Stated problem: Return the lines from the one that contains "Emit a web page" through the one that contains "const yTicks = [0.1, 1, 10, 100, 1000];", both included, exactly as written and with nothing added.

Records provided:
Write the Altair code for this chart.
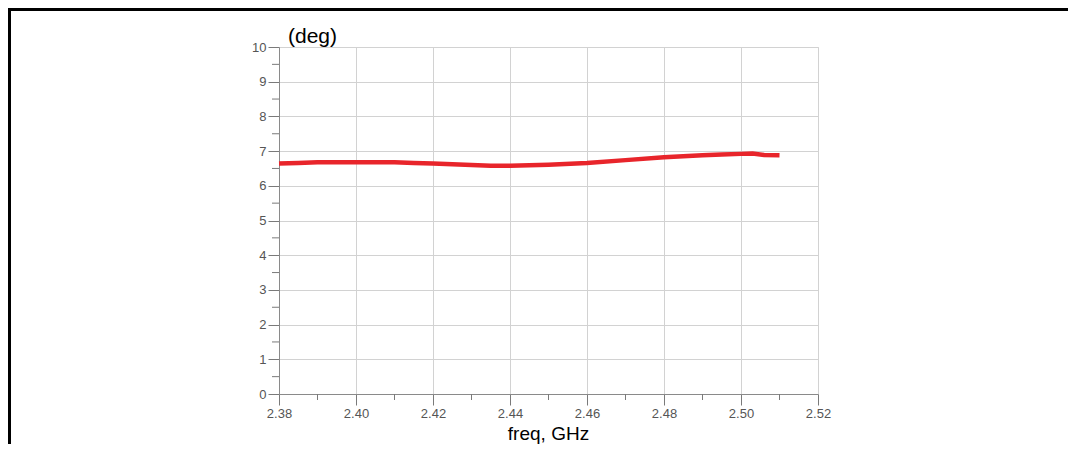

--

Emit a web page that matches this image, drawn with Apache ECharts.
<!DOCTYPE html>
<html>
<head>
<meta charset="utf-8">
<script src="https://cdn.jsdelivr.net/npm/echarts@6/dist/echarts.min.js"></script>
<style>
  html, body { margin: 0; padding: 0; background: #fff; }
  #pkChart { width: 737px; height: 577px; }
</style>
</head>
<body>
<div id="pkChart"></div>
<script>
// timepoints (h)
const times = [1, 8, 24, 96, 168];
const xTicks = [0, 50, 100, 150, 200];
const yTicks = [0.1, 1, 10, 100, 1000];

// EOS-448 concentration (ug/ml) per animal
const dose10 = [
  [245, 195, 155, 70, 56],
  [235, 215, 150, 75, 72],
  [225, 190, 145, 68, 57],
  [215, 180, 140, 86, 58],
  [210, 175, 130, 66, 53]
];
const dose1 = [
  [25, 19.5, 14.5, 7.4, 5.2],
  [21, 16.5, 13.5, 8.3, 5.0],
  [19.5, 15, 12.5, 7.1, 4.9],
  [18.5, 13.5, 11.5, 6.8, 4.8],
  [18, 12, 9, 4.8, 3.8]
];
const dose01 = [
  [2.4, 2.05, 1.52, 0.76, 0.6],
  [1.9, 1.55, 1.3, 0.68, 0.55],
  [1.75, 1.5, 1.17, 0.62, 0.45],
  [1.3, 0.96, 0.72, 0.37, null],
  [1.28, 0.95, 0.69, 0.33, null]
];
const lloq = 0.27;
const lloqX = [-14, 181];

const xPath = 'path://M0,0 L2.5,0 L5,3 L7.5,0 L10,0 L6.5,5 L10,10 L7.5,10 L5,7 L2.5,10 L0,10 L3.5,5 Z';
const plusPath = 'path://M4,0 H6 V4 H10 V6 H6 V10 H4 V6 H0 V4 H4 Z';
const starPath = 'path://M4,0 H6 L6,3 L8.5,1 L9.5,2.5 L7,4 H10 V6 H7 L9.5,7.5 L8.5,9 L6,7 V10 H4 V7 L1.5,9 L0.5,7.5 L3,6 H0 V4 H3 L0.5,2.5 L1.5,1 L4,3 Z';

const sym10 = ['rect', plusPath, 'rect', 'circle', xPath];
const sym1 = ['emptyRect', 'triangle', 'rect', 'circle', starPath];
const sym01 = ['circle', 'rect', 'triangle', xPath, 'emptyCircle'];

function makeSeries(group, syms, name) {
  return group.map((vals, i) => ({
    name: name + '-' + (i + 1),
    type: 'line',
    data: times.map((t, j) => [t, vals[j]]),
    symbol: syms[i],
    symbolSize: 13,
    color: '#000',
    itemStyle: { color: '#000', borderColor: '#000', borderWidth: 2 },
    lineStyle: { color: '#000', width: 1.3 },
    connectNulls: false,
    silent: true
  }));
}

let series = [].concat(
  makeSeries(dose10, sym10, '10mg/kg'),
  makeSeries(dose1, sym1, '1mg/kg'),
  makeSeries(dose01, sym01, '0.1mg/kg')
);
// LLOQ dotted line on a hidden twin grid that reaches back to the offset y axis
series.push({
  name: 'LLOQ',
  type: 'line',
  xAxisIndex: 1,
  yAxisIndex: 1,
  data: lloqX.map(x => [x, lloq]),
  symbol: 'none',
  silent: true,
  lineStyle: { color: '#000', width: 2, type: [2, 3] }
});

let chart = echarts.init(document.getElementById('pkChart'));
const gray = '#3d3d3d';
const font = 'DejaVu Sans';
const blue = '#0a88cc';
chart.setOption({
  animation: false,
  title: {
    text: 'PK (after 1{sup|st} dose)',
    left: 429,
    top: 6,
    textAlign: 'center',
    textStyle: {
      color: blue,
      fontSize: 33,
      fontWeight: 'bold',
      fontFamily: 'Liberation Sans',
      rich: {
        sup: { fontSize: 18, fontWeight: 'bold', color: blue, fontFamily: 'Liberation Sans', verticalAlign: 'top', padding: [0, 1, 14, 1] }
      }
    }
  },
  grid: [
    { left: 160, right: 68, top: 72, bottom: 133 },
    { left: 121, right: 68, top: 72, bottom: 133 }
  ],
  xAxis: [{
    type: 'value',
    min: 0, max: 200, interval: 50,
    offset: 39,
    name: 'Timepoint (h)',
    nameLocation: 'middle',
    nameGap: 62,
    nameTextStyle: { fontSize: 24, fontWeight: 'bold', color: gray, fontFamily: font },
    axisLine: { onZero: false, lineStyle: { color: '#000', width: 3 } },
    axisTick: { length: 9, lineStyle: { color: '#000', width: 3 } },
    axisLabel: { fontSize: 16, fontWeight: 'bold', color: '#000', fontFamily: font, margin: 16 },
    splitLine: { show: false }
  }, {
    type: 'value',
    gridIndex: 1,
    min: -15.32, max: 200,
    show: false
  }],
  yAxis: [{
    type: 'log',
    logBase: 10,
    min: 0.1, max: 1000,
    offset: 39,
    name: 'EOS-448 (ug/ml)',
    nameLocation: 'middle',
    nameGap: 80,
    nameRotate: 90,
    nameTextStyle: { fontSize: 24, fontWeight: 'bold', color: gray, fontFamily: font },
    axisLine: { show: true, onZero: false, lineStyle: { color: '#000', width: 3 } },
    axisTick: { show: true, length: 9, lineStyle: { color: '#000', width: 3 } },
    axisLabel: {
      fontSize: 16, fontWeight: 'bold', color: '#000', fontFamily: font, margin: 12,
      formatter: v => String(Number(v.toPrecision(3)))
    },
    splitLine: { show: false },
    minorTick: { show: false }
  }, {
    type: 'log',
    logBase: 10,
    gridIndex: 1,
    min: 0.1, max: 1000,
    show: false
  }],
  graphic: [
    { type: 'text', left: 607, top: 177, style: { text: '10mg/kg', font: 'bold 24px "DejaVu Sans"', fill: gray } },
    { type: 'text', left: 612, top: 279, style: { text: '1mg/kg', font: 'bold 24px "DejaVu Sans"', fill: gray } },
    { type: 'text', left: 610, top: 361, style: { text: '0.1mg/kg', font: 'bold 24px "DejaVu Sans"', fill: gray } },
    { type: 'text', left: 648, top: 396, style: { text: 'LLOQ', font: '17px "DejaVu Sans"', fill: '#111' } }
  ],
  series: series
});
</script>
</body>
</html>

--

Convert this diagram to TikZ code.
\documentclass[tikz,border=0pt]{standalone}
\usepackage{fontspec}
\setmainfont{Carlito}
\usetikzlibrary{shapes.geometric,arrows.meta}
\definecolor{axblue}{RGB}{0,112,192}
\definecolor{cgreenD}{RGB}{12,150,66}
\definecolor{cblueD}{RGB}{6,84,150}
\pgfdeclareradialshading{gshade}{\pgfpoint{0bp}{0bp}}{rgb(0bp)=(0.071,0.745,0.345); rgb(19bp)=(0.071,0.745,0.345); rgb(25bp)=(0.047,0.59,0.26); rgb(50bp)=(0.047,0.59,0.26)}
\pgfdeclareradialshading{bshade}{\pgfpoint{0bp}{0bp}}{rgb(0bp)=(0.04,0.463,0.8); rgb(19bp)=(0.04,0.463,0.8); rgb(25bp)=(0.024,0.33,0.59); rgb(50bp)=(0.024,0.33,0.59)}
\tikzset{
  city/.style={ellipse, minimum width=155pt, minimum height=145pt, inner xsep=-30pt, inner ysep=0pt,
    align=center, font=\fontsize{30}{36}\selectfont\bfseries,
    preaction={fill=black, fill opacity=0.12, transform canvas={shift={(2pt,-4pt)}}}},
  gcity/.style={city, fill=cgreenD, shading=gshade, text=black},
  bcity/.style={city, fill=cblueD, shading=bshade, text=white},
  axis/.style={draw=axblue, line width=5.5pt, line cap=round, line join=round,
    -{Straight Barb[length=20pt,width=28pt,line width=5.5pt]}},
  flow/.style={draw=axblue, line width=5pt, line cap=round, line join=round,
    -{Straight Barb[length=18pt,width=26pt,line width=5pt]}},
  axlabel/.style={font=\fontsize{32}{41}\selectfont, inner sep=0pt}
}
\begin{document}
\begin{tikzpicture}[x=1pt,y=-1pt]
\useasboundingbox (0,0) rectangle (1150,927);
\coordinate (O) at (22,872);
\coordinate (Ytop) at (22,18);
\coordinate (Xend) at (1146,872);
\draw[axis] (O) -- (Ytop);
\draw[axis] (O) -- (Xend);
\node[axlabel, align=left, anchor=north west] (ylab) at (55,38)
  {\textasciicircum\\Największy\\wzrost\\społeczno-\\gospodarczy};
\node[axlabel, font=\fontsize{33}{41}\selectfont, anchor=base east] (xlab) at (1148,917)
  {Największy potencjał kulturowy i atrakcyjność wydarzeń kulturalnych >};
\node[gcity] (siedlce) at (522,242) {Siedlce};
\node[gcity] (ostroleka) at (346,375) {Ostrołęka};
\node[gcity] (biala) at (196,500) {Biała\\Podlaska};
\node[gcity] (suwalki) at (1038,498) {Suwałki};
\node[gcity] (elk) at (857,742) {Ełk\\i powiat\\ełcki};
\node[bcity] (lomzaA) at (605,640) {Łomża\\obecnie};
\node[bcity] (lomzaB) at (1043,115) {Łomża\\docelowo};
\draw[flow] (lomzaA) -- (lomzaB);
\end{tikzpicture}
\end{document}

Result of this exercise:
Emit a web page that matches this image, drawn with Apache ECharts.
<!DOCTYPE html>
<html>
<head>
<meta charset="utf-8">
<script src="https://cdn.jsdelivr.net/npm/echarts@6/dist/echarts.min.js"></script>
<style>
  html, body { margin: 0; padding: 0; background: #fff; }
  #pkChart { width: 737px; height: 577px; }
</style>
</head>
<body>
<div id="pkChart"></div>
<script>
// timepoints (h)
const times = [1, 8, 24, 96, 168];
const xTicks = [0, 50, 100, 150, 200];
const yTicks = [0.1, 1, 10, 100, 1000];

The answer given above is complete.